I commuted until I couldn’t. I’d wake up early, around 6:30, to drive 30 minutes to Diridon in a sleep-deprived panic. Then, if I hadn’t missed the bullet train (which I did far too often) I’d slip in-and-out of sleep for another 50 minutes as we’d skip toward King Street. Then, I’d shuffle off of the train with my fellow early-morning zombies and walk 25 minutes to my FiDi office… Only to do the whole fucking thing in-reverse that night. 

But the cruel thing about this commute wasn’t the time, it was the money. It was the six spent on parking. The ten for the train there. The ten for the train back. It was the 30, 40-dollar fill-ups at the pump. By month’s end, I was looking at a phantom 500 dollars spent on my commute alone. 

And as my first paychecks came in — maybe I should’ve accounted for taxes in my earlier daydreams — the thought of soon signing a lease somewhere in the city only made me sick.

Sure, I could’ve moved closer if I really had to. I could’ve scrapped and scrounged with a crew of entry-level marketers at the shady end of the street and still have had some change left over. But wasn’t the whole point of my saying “yes” to a startup — effectively abandoning my hopes of becoming some sort of writer to tweet tweets for somebody else — contingent on making the money that everyone in Silicon Valley couldn’t shut up about? 

Yes, it was. It was the whole point. I was lured by a number into an industry, a way-of-life, that I hated.

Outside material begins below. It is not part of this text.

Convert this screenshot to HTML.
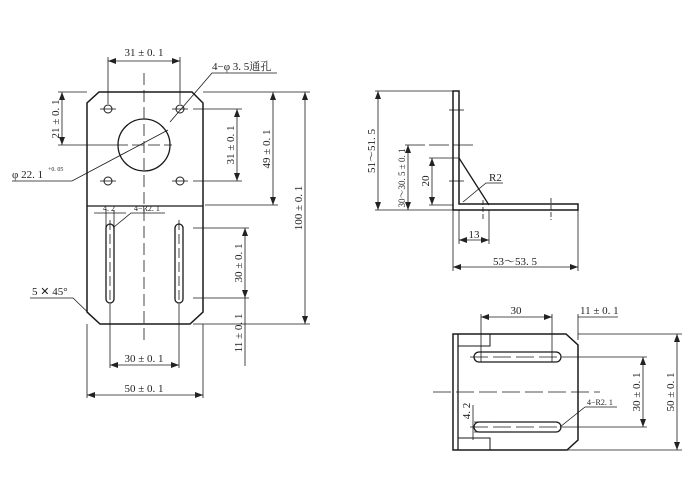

And that number amounted to very little in a city whose buses flashed ads of apps that optimize workflows, instead of upcoming films. Caught between a brutal commute and an impossible move, I quit. 

I quit, but only because I could. I had no lasting ties to San Francisco or the chrome-covered, chopped salad dystopia it’s becoming. But so many San Franciscans who’ve built lives for themselves and their families over years and years can’t walk away, forever forced to survive on tightened belts and razor-thin budgets. If 50,000 dollars isn’t enough for this place, what is?